To start with, I find the best analysis is done in a pivot table. Especially when working with dates and graphs, I find that pivot tables will correctly aggregate the data for each day rather than graphing 12 points for each day. I’ll select my extended dataset with weather and insert a PivotTable.
My pivot table is going to be quite simple. Date in the Rows, Revenue and Temperature in the Values and Stores in the Filter section. I chose to filter on each location because the weather in these locations can be very different and customers can respond very differently to it.
I also found it helpful to adjust the Groups in the pivot table to add Day level rather than just Months or Years. This will give me the pivot table I need to compare Revenue and Temperature by every date for the last two years.
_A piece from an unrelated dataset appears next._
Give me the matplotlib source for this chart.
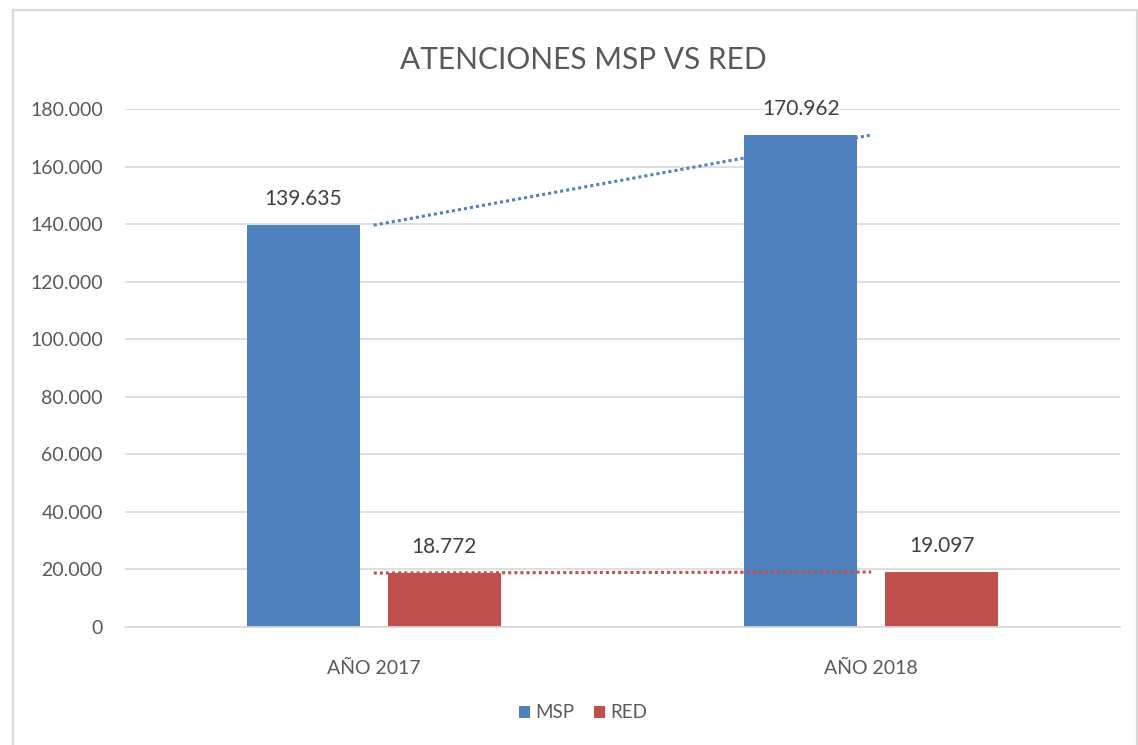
import numpy as np
import matplotlib.pyplot as plt
from matplotlib.patches import Rectangle
from matplotlib.ticker import FuncFormatter

plt.rcParams['font.family'] = ['Lato', 'DejaVu Sans']

# data
categories = ["AÑO 2017", "AÑO 2018"]
series_names = ["MSP", "RED"]
msp = [139635, 170962]
red = [18772, 19097]
colors = ["#4F81BD", "#C0504D"]

title = "ATENCIONES MSP VS RED"


def fmt_thousands(v, pos=None):
    return f"{int(round(v)):,}".replace(",", ".")


fig = plt.figure(figsize=(11.38, 7.45), dpi=100)

# chart border (Excel chart area)
fig.patches.append(Rectangle((13 / 1138, -0.05), 1124 / 1138, 1.05 - 10 / 745,
                             transform=fig.transFigure, fill=False,
                             edgecolor="#D9D9D9", linewidth=1.6))

ax = fig.add_axes([125 / 1138, 1 - 627 / 745, 995 / 1138, 518 / 745])

x = np.arange(len(categories))
w = 0.227
off = 0.142

ax.bar(x - off, msp, width=w, color=colors[0], label=series_names[0], zorder=2)
ax.bar(x + off, red, width=w, color=colors[1], label=series_names[1], zorder=2)

# linear trendlines (two points -> pass through values)
for vals, c in zip([msp, red], colors):
    k, b = np.polyfit(x, vals, 1)
    ax.plot(x, k * x + b, color=c, linestyle=(0, (1, 1)), linewidth=2.2, zorder=3)

# data labels
for xs, vals in [(x - off, msp), (x + off, red)]:
    for xi, v in zip(xs, vals):
        ax.annotate(fmt_thousands(v), (xi, v), xytext=(0, 19), textcoords="offset points",
                    ha="center", va="center", fontsize=15, color="#404040")

ax.set_xlim(-0.5, 1.5)
ax.set_ylim(0, 180000)
ax.set_yticks(np.arange(0, 180001, 20000))
ax.yaxis.set_major_formatter(FuncFormatter(fmt_thousands))
ax.set_xticks(x)
ax.set_xticklabels(categories)

ax.grid(axis="y", color="#D9D9D9", linewidth=1.2, zorder=0)
ax.set_axisbelow(True)
for s in ["top", "right", "left"]:
    ax.spines[s].set_visible(False)
ax.spines["bottom"].set_color("#D9D9D9")
ax.spines["bottom"].set_linewidth(1.2)
ax.tick_params(axis="both", length=0, labelsize=14, colors="#595959")
ax.tick_params(axis="y", pad=16)
ax.tick_params(axis="x", pad=24)

fig.text(583 / 1138, 1 - 60 / 745, title, ha="center", va="center",
         fontsize=21.5, color="#595959")

fig.legend(loc="center", bbox_to_anchor=(583 / 1138, 1 - 713 / 745), ncol=2,
           frameon=False, fontsize=13.5, handlelength=0.6, handleheight=0.6,
           handletextpad=0.3, columnspacing=1.0, labelcolor="#595959")

fig.savefig("out.png", dpi=100)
To compare Revenue and Temperature I want to start with a graph visualization. Now we can simply insert a double point graph onto my pivot table.
One additional adjustment to make the Temperature graph series to show on a secondary Y Axis. Revenue ranges in the 10s of thousands and temperatures are between -20 and 100 the scale of the single axis won’t help us. To do this, select and right-click on the Temperature line on the graph(orange in my case) and format the data series to use the secondary Y axis.
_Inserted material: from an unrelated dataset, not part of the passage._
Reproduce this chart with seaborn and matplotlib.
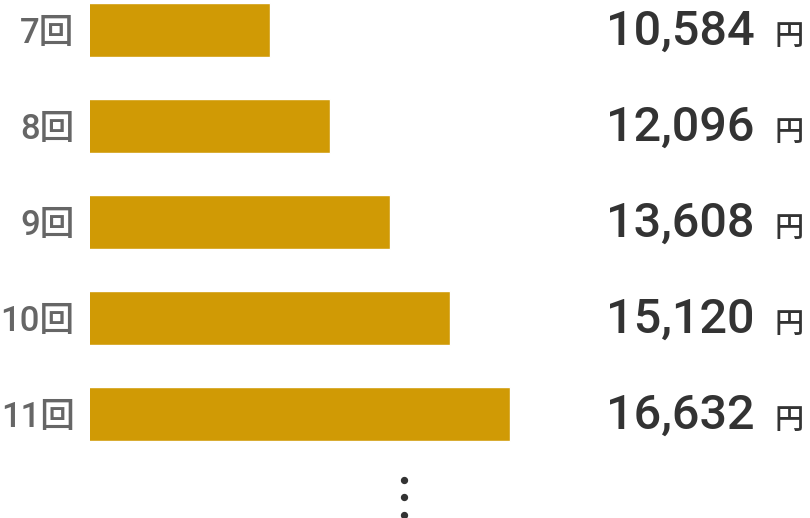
import numpy as np
import pandas as pd
import matplotlib
matplotlib.use("Agg")
import matplotlib.pyplot as plt
import matplotlib.transforms as mtransforms
import seaborn as sns

# データ
labels = ["7回", "8回", "9回", "10回", "11回"]
values = [10584, 12096, 13608, 15120, 16632]
base_value = 6048  # 棒の始まり

df = pd.DataFrame({"label": labels, "value": values})

sns.set_theme(style="white")
plt.rcParams["font.family"] = ["Roboto", "Noto Sans CJK JP", "DejaVu Sans"]

fig = plt.figure(figsize=(8.1, 5.18), dpi=100)
ax = fig.add_axes([90 / 810, 0, 720 / 810, 1])

sns.barplot(data=df, x="value", y="label", orient="h", color="#D09A05",
            saturation=1, width=0.5625, ax=ax)

ax.set_xlim(base_value, base_value + 720 * 25.2)
ax.set_ylim(5.083, -0.3125)
ax.set_xlabel("")
ax.set_ylabel("")
ax.set_xticks([])
for s in ax.spines.values():
    s.set_visible(False)
ax.tick_params(axis="y", length=0, pad=11)
for t in ax.get_yticklabels():
    t.set_fontsize(25)
    t.set_color("#666666")
    t.set_fontweight("medium")
    t.set_fontfamily(["Roboto", "Noto Sans CJK JP"])

trans = mtransforms.blended_transform_factory(ax.transAxes, ax.transData)
for i, v in enumerate(values):
    ax.text(0.9236, i + 0.156, f"{v:,}", transform=trans, ha="right", va="baseline",
            fontsize=35, fontweight="medium", color="#333333",
            family=["Roboto", "DejaVu Sans"])
    ax.text(0.951, i + 0.156, "円", transform=trans, ha="left", va="baseline",
            fontsize=21, fontweight="medium", color="#333333", family=["Noto Sans CJK JP"])

# 続きを示す縦の点
dot_y = [4.6875, 4.865, 5.05]
ax.scatter([13961] * 3, dot_y, s=18, color="#333333", zorder=3, clip_on=False)

fig.savefig("out.png", dpi=100)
After adding the secondary axis, I now I have the graph that I want, and the results are pretty clear.
ANSWER (question 5) – Yes! Weather does affect my business and the data made it perfectly clear to me that there is a strong relationship.
My next steps would be to add true correlation functions to see how strongly the two variables are related. These graphs have made it perfectly clear for almost all of my locations that temperature makes a significant difference to my revenue. I will add more weather variables and more business metrics to see if I can find additional relationships. Finally, I can use the forecast to understand what my predicted revenue will be for the coming weeks.